We observe that there is too much variance in the SoH calculation results, but this can be explained by the following factors:

- **CHARGING_DURATION_OEM** is much shorter than the actual phase duration.

- A large number of rows have a **CHARGING_RATE** value equal to 0.

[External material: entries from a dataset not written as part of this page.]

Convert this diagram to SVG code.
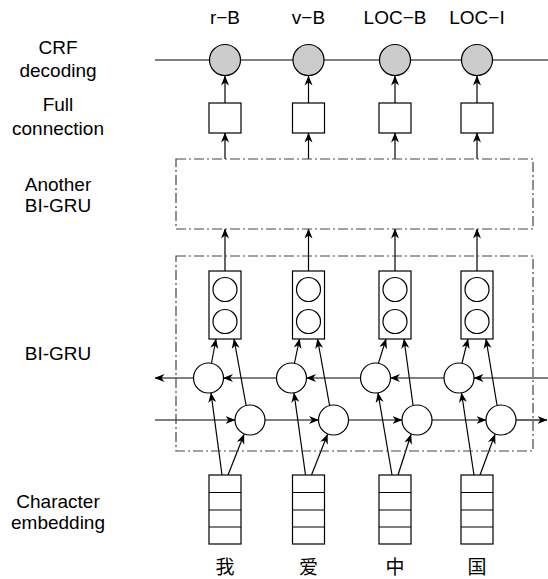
<svg xmlns="http://www.w3.org/2000/svg" width="548" height="579" viewBox="0 0 548 579">
<style>
.t{font-family:"Liberation Sans","Helvetica",Arial,sans-serif;font-size:19px;fill:#000;text-anchor:middle}
.cj{font-family:"Noto Sans CJK SC","Noto Sans",sans-serif;font-size:19px;fill:#000;text-anchor:middle}
.ln{stroke:#000;stroke-width:1.2;fill:none}
.ar{stroke:#000;stroke-width:1.2;fill:none;marker-end:url(#ah)}
.box{stroke:#000;stroke-width:1.2;fill:#fff}
.crf{stroke:#000;stroke-width:1.2;fill:#cccccc}
.dd{stroke:#444;stroke-width:1.2;fill:none;stroke-dasharray:10 3 2 3}
</style>
<defs>
<marker id="ah" markerUnits="userSpaceOnUse" markerWidth="10" markerHeight="10" viewBox="0 0 10 10" refX="9.5" refY="5" orient="auto">
<path d="M0,1 L10,5 L0,9 L3,5 Z" fill="#000"/>
</marker>
</defs>
<rect width="548" height="579" fill="#fff"/>

<g id="labels-left">
<text class="t" x="58" y="54">CRF</text>
<text class="t" x="58" y="77">decoding</text>
<text class="t" x="58" y="111">Full</text>
<text class="t" x="58" y="135">connection</text>
<text class="t" x="58" y="191">Another</text>
<text class="t" x="58" y="212">BI-GRU</text>
<text class="t" x="58" y="360">BI-GRU</text>
<text class="t" x="58" y="508">Character</text>
<text class="t" x="58" y="529">embedding</text>
</g>

<g id="connectors">
<line class="ln" x1="155" y1="60" x2="548" y2="60"/>
<line class="ar" x1="225" y1="103" x2="225" y2="76"/>
<line class="ar" x1="308.5" y1="103" x2="308.5" y2="76"/>
<line class="ar" x1="395" y1="103" x2="395" y2="76"/>
<line class="ar" x1="477" y1="103" x2="477" y2="76"/>
<line class="ar" x1="225" y1="159" x2="225" y2="133"/>
<line class="ar" x1="308.5" y1="159" x2="308.5" y2="133"/>
<line class="ar" x1="395" y1="159" x2="395" y2="133"/>
<line class="ar" x1="477" y1="159" x2="477" y2="133"/>
<line class="ar" x1="225" y1="271" x2="225" y2="229"/>
<line class="ar" x1="308.5" y1="271" x2="308.5" y2="229"/>
<line class="ar" x1="395" y1="271" x2="395" y2="229"/>
<line class="ar" x1="477" y1="271" x2="477" y2="229"/>
<line class="ar" x1="548" y1="378" x2="474" y2="378"/>
<line class="ar" x1="444" y1="378" x2="390.5" y2="378"/>
<line class="ar" x1="360.5" y1="378" x2="306.5" y2="378"/>
<line class="ar" x1="276.5" y1="378" x2="223.5" y2="378"/>
<line class="ar" x1="193.5" y1="378" x2="155" y2="378"/>
<line class="ar" x1="155" y1="420" x2="235" y2="420"/>
<line class="ar" x1="265" y1="420" x2="318.5" y2="420"/>
<line class="ar" x1="348.5" y1="420" x2="402" y2="420"/>
<line class="ar" x1="432" y1="420" x2="486" y2="420"/>
<line class="ar" x1="516" y1="420" x2="547" y2="420"/>
<line class="ar" x1="211.5" y1="363" x2="216" y2="339"/>
<line class="ar" x1="246" y1="405" x2="234" y2="339"/>
<line class="ar" x1="294.5" y1="363" x2="299.5" y2="339"/>
<line class="ar" x1="329.5" y1="405" x2="317.5" y2="339"/>
<line class="ar" x1="378.5" y1="363" x2="386" y2="339"/>
<line class="ar" x1="413" y1="405" x2="404" y2="339"/>
<line class="ar" x1="462" y1="363" x2="468" y2="339"/>
<line class="ar" x1="497" y1="405" x2="486" y2="339"/>
<line class="ar" x1="222" y1="475" x2="211" y2="393"/>
<line class="ar" x1="228" y1="475" x2="244" y2="434.5"/>
<line class="ar" x1="305.5" y1="475" x2="294" y2="393"/>
<line class="ar" x1="311.5" y1="475" x2="327.5" y2="434.5"/>
<line class="ar" x1="392" y1="475" x2="378" y2="393"/>
<line class="ar" x1="398" y1="475" x2="411" y2="434.5"/>
<line class="ar" x1="474" y1="475" x2="461.5" y2="393"/>
<line class="ar" x1="480" y1="475" x2="495" y2="434.5"/>
</g>

<g id="crf">
<circle class="crf" cx="225" cy="60" r="15.5"/>
<circle class="crf" cx="308.5" cy="60" r="15.5"/>
<circle class="crf" cx="395" cy="60" r="15.5"/>
<circle class="crf" cx="477" cy="60" r="15.5"/>
<text class="t" x="225" y="24">r−B</text>
<text class="t" x="308.5" y="24">v−B</text>
<text class="t" x="395" y="24">LOC−B</text>
<text class="t" x="477" y="24">LOC−I</text>
</g>

<g id="full-connection">
<rect class="box" x="209" y="103" width="32" height="30"/>
<rect class="box" x="292.5" y="103" width="32" height="30"/>
<rect class="box" x="379" y="103" width="32" height="30"/>
<rect class="box" x="461" y="103" width="32" height="30"/>
</g>

<g id="another-bigru">
<rect class="dd" x="176" y="159" width="357" height="70"/>
</g>

<g id="bigru">
<rect class="dd" x="176" y="256" width="357" height="195"/>
<g id="col1"><rect class="box" x="209" y="271" width="32" height="68"/><circle class="ln" cx="225" cy="289.5" r="12"/><circle class="ln" cx="225" cy="321.5" r="12"/></g>
<g id="col2"><rect class="box" x="292.5" y="271" width="32" height="68"/><circle class="ln" cx="308.5" cy="289.5" r="12"/><circle class="ln" cx="308.5" cy="321.5" r="12"/></g>
<g id="col3"><rect class="box" x="379" y="271" width="32" height="68"/><circle class="ln" cx="395" cy="289.5" r="12"/><circle class="ln" cx="395" cy="321.5" r="12"/></g>
<g id="col4"><rect class="box" x="461" y="271" width="32" height="68"/><circle class="ln" cx="477" cy="289.5" r="12"/><circle class="ln" cx="477" cy="321.5" r="12"/></g>
<circle class="box" cx="208.5" cy="378" r="15"/>
<circle class="box" cx="291.5" cy="378" r="15"/>
<circle class="box" cx="375.5" cy="378" r="15"/>
<circle class="box" cx="459" cy="378" r="15"/>
<circle class="box" cx="250" cy="420" r="15"/>
<circle class="box" cx="333.5" cy="420" r="15"/>
<circle class="box" cx="417" cy="420" r="15"/>
<circle class="box" cx="501" cy="420" r="15"/>
</g>

<g id="embedding">
<g id="emb1"><rect class="box" x="209" y="475" width="32" height="69"/><path class="ln" d="M209,492.5H241M209,510H241M209,527H241"/></g>
<g id="emb2"><rect class="box" x="292.5" y="475" width="32" height="69"/><path class="ln" d="M292.5,492.5H324.5M292.5,510H324.5M292.5,527H324.5"/></g>
<g id="emb3"><rect class="box" x="379" y="475" width="32" height="69"/><path class="ln" d="M379,492.5H411M379,510H411M379,527H411"/></g>
<g id="emb4"><rect class="box" x="461" y="475" width="32" height="69"/><path class="ln" d="M461,492.5H493M461,510H493M461,527H493"/></g>
</g>

<g id="chars">
<text class="cj" x="225" y="574">我</text>
<text class="cj" x="308.5" y="574">爱</text>
<text class="cj" x="395" y="574">中</text>
<text class="cj" x="477" y="574">国</text>
</g>
</svg>
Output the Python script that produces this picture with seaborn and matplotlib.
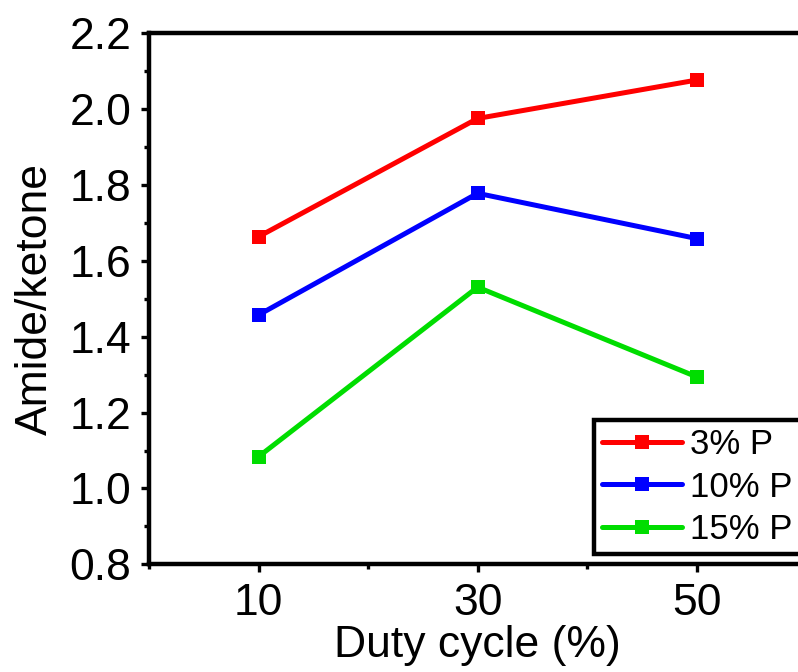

- There is a time shift in `raw_ts` between the reception of the **total_charging_duration** value and a **soc** value, which could imply that the vehicle was used after this information was retrieved.


## Second method

We have the **TOTAL_ENERGY_CHARGED** during a charge o we can use it to with the **SOC_DIFF** to estimate the battery capacity.

So:

$Capacity\_estimated = \frac{TOTAL\_ENERGY\_CHARGED}{\frac{SOC\_DIFF}{100}}$

In [None]:
df_2 = processed_phase.copy()

In [None]:
def calcul_soh(energie_kwh, delta_soc, capacite_nominale_kwh):
    estimated_capacity = energie_kwh / (abs(delta_soc) / 100)
    soh = estimated_capacity / capacite_nominale_kwh
    return round(soh * 100, 2) 


df_2['soh'] = df_2.apply(lambda x: calcul_soh(x['TOTAL_ENERGY_CHARGED'], x['SOC_DIFF'],  x['BATTERY_NET_CAPACITY']) ,axis=1).dropna()


In [None]:
px.scatter(df_2, x='PHASE_INDEX', y='soh', color='VIN')

In [None]:
px.scatter(df_2, x='PHASE_INDEX', y='TOTAL_ENERGY_CHARGED', color='VIN')

In [None]:
px.histogram(df_2[['TOTAL_ENERGY_CHARGED']].dropna(), x='TOTAL_ENERGY_CHARGED', nbins=100)

Issue with the current method:

- The **TOTAL_ENERGY_CHARGED** value is not consistently recorded immediately after a charging session. And the period can not be right.
- The **TOTAL_ENERGY_CHARGED** data is inconsistent and have absurd values.